Karenanya, tahun ini, BI memperkirakan pertumbuhan ekonomi di kisaran 4,7-5,5 persen, nilai tukar rupiah berada di rentang 15.700-16.100 rupiah per dollar AS, serta inflasi domestik berkisar 1,5-3,5 persen.
Prospek 2025
Untuk 2025, BI memproyeksikan pertumbuhan ekonomi atau produk domestik bruto (PDB) Indonesia berada di kisaran 4,8-5,6 persen.
Untuk asumsi makro 2025, BI juga memandang rata-rata nilai tukar rupiah terhadap dollar AS berada di rentang 15.300-15.700 rupiah per dollar AS. Sedangkan inflasi nasional pada 2025 diperkirakan berkisar antara 1,5-3,5 persen.
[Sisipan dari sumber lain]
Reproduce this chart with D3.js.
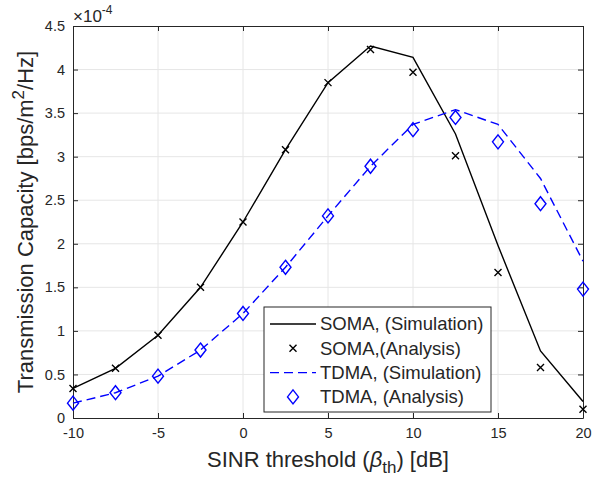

"Kondisi ekonomi global yang serba tidak menentu, banyak dinamika dan tantangan-tantangan, tentu saja akan berdampak kepada ekonomi Indonesia tahun ini dan juga tahun ke depan. Bank Indonesia menekankan kepada lima risiko utama," kata Perry.
Rapat tersebut juga dilakukan bersama dengan Menteri Keuangan, Menteri Perencanaan Pembangunan Nasional, Dewan Komisioner Otoritas Jasa Keuangan, dan Rapat Dengar Pendapat dengan Badan Pusat Statistik (BPS).
Asumsi makro 2025 tersebut didasarkan dengan mempertimbangkan lima risiko utama yang dapat berdampak pada pertumbuhan ekonomi nasional, nilai tukar rupiah dan inflasi dalam negeri.